Hot markets and cold feet might keep some people out of the housing market, but a lack of upfront cash doesn’t have to be an obstacle. While it’s long been the convention in the industry to start with a 20% down payment, the availability of mortgage default insurance means ownership is still possible with as little as 5% down, as long as the buyer meets industry standards of income and creditworthiness.
“What mortgage insurance allows people to do is to get into the market with today’s prices, with today’s low interest rates, once they have determined that home ownership is right for them,” says Mary Stergiadis, principal for Ontario business development at Canada Mortgage and Housing Corp. The insurance repays lenders if a homeowner defaults on payment.
People with insured mortgages can take advantage of the same interest rates as those taking out conventional mortgages, she says. And the insurance doesn’t cost as much as some people think.
Here’s how it works: With 5% down, the insurance premium is 2.75% of the mortgage. On a $400,000 property with $20,000 down, the mortgage insurance premium would be $10,450. That would bring the total being borrowed to $390,450. Assuming a fiveyear closed at 3.75% amortized over 25 years, the monthly payment would be about $2,000, including less than $55 a month for the insurance. The same property with 20% down would have a monthly payment of $1,640.
“What consumers have to ask themselves is what $60,000 means to them in terms of savings,” Ms. Stergiadis says, referring to the amount needed to reach a 20% down payment for this property. “How long would it take to save that additional down payment? Where will home prices be within that time? Where will interest rates be?”
(But note that the tax on the premium – 8% in Ontario – cannot be amortized and is due on closing.) The insurance rate goes down as the down payment goes up. For buyers with 10% down, for instance, the premium is 2%; with 15% down, it’s 1.75%.
A popular misconception is that this insurance applies only to the primary residence of the borrower.
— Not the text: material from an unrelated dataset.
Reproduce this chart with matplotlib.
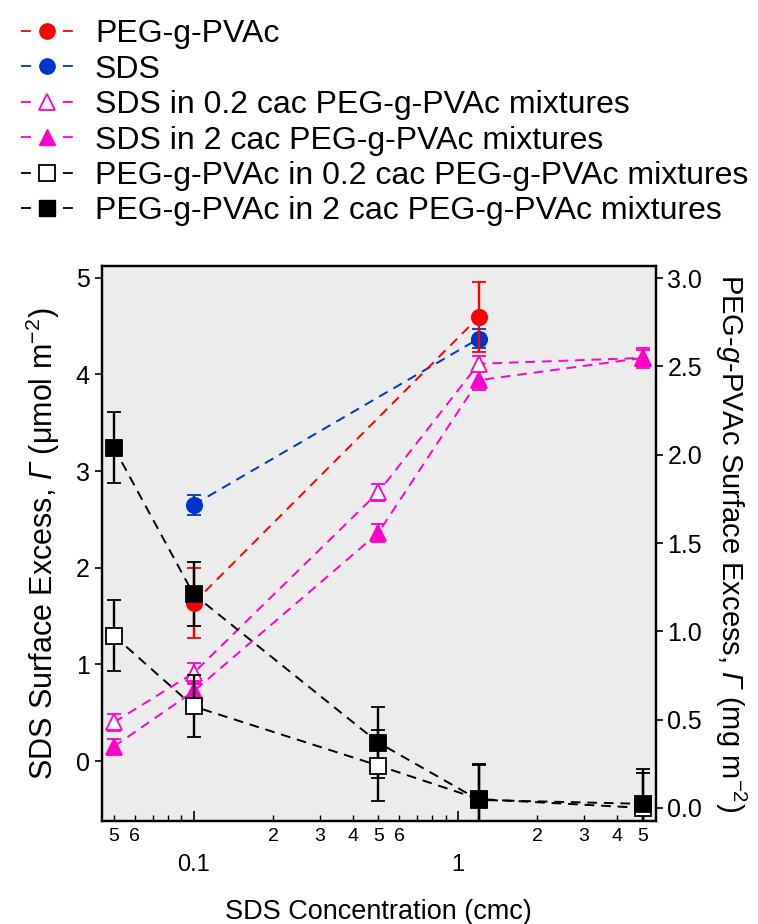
import matplotlib.pyplot as plt
from matplotlib.lines import Line2D

plt.rcParams['font.family'] = ['Liberation Sans', 'DejaVu Sans']
plt.rcParams['mathtext.fontset'] = 'custom'
plt.rcParams['mathtext.rm'] = 'Liberation Sans'
plt.rcParams['mathtext.it'] = 'Liberation Sans:italic'
# italic slot used for the Greek capital (mathtext keeps Greek capitals upright in 'it')
plt.rcParams['mathtext.sf'] = 'Liberation Sans:italic'

# === Data ===
# SDS concentration (cmc)
conc = [0.05, 0.1, 0.5, 1.2, 5]

# left axis: SDS surface excess (umol m^-2)
sds_x = [0.1, 1.2]
sds_y = [2.65, 4.37]
sds_err = [0.10, 0.10]

sds02_y = [0.40, 0.91, 2.78, 4.11, 4.17]
sds02_err = [0.09, 0.10, 0.09, 0.08, 0.08]
sds2_y = [0.15, 0.72, 2.36, 3.94, 4.17]
sds2_err = [0.08, 0.08, 0.09, 0.10, 0.10]

# right axis: PEG-g-PVAc surface excess (mg m^-2)
peg_x = [0.1, 1.2]
peg_y = [1.16, 2.78]
peg_err = [0.20, 0.20]

peg02_y = [0.975, 0.575, 0.24, 0.05, 0.00]
peg02_err = [0.20, 0.175, 0.20, 0.20, 0.20]
peg2_y = [2.04, 1.21, 0.37, 0.045, 0.023]
peg2_err = [0.20, 0.18, 0.20, 0.20, 0.20]

labels = ["PEG-g-PVAc", "SDS",
          "SDS in 0.2 cac PEG-g-PVAc mixtures",
          "SDS in 2 cac PEG-g-PVAc mixtures",
          "PEG-g-PVAc in 0.2 cac PEG-g-PVAc mixtures",
          "PEG-g-PVAc in 2 cac PEG-g-PVAc mixtures"]

red = '#ff0000'
blue = '#0033cc'
pink = '#ff00cc'

# === Figure ===
fig = plt.figure(figsize=(7.58, 9.24), dpi=100)
ax = fig.add_axes([0.134, 0.1115, 0.731, 0.6005])
ax.set_facecolor('#ececec')
ax2 = ax.twinx()

dash = (5, 3.5)


def series(axis, x, y, err, color, marker, face, ms=11, z=3):
    axis.errorbar(x, y, yerr=err, color=color, marker=marker, ms=ms,
                  mfc=face, mec=color, mew=1.3, ls='--', dashes=dash, lw=1.4,
                  ecolor=color, elinewidth=1.7, capsize=5, capthick=1.7,
                  zorder=z)


series(ax, sds_x, sds_y, sds_err, blue, 'o', blue)
series(ax, conc, sds02_y, sds02_err, pink, '^', 'white')
series(ax, conc, sds2_y, sds2_err, pink, '^', pink)
series(ax2, peg_x, peg_y, peg_err, red, 'o', red)
series(ax2, conc, peg02_y, peg02_err, 'black', 's', 'white')
series(ax2, conc, peg2_y, peg2_err, 'black', 's', 'black')

ax.set_xscale('log')
ax.set_xlim(0.0449, 5.6)
ax.set_ylim(-0.62, 5.12)
ax2.set_ylim(-0.074, 3.068)

ax.set_yticks([0, 1, 2, 3, 4, 5])
ax2.set_yticks([0, 0.5, 1.0, 1.5, 2.0, 2.5, 3.0])
ax2.set_yticklabels(['0.0', '0.5', '1.0', '1.5', '2.0', '2.5', '3.0'])

major = [0.1, 1]
minor = [0.05, 0.06, 0.07, 0.08, 0.09, 0.2, 0.3, 0.4, 0.5, 0.6, 0.7, 0.8,
         0.9, 2, 3, 4, 5]
minor_lab = ['5', '6', '', '', '', '2', '3', '4', '5', '6', '', '', '',
             '2', '3', '4', '5']
ax.set_xticks(major)
ax.set_xticklabels(['0.1', '1'])
ax.set_xticks(minor, minor=True)
ax.set_xticklabels(minor_lab, minor=True)

ax.tick_params(axis='x', which='major', direction='in', length=7, width=1.2,
               labelsize=17, pad=24)
ax.tick_params(axis='x', which='minor', direction='in', length=4, width=1.0,
               labelsize=14, pad=5, colors='black')
ax.tick_params(axis='y', direction='out', length=5, width=1.2, labelsize=18)
ax2.tick_params(axis='y', direction='out', length=5, width=1.2, labelsize=18)
ax2.tick_params(axis='x', which='both', top=False)

for sp in ax.spines.values():
    sp.set_linewidth(1.6)
for sp in ax2.spines.values():
    sp.set_linewidth(1.6)

ax.set_xlabel('SDS Concentration (cmc)', fontsize=19.5, labelpad=16)
ax.set_ylabel(r'SDS Surface Excess, $\mathsf{\Gamma}$ ($\mathrm{\mu}$mol m$^{-2}$)',
              fontsize=22, labelpad=10)
ax2.set_ylabel(r'PEG-$\mathit{g}$-PVAc Surface Excess, $\mathsf{\Gamma}$ (mg m$^{-2}$)',
               fontsize=21, rotation=270, labelpad=33)

# === Legend ===
hd = (5.5, 17.7)
handles = [
    Line2D([], [], color=red, marker='o', ms=11, mfc=red, ls='--', lw=1.3, dashes=hd),
    Line2D([], [], color=blue, marker='o', ms=11, mfc=blue, ls='--', lw=1.3, dashes=hd),
    Line2D([], [], color=pink, marker='^', ms=11, mfc='white', mew=1.3, ls='--', lw=1.3, dashes=hd),
    Line2D([], [], color=pink, marker='^', ms=11, mfc=pink, ls='--', lw=1.3, dashes=hd),
    Line2D([], [], color='black', marker='s', ms=11, mfc='white', mew=1.3, ls='--', lw=1.3, dashes=hd),
    Line2D([], [], color='black', marker='s', ms=11, mfc='black', ls='--', lw=1.3, dashes=hd),
]
fig.legend(handles, labels, loc='upper left', bbox_to_anchor=(0.011, 0.993),
           frameon=False, fontsize=23, handlelength=1.63, handletextpad=0.68,
           labelspacing=0.17, borderaxespad=0)

fig.savefig('out.png', dpi=100)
But it is also available for a second property, such as a home or condo in the city to cut a commute or to house an aging parent or a student. CMHC does not, however, insure recreational properties.
Private mortgage insurers, such as Genworth Canada and Canada Guaranty, also insure high-ratio mortgages. The rates offered match those of CMHC; consumers usually aren’t aware of differences, as lenders apply directly to the insurers once an offer has been made and accepted on a property.
Genworth estimates about 30% of Canadian mortgages are insured, down from historical levels of as high as 40%. That percentage tends to be lower in the GTA, says Jason Neziol, Genworth’s regional vice-president of sales for Ontario and the GTA. That’s because higher prices mean more people make larger down payments in order to quality for mortgage loans.
Mr. Neziol says private insurers play an important role in the market by providing more choice for lenders and helping to educate the public about options. “It gives options to consumers,” he says. “It’s good for lenders to have a choice in terms of what insurance providers would do.”
You don’t have to be a first-time buyer in order to qualify. Plus, even conventional mortgages, those with 20% or more down, can be insured. This can happen if a loan is slightly outside of a lender’s usual parameters.
And there can be a rental component. A buyer can purchase a duplex with 5% down, for instance, but must live in one unit. A 10% down payment is the norm for three-and four-unit properties, where one unit is owneroccupied and the others are rented out. The point, Mr. Neziol says, is to be aware of the many options available.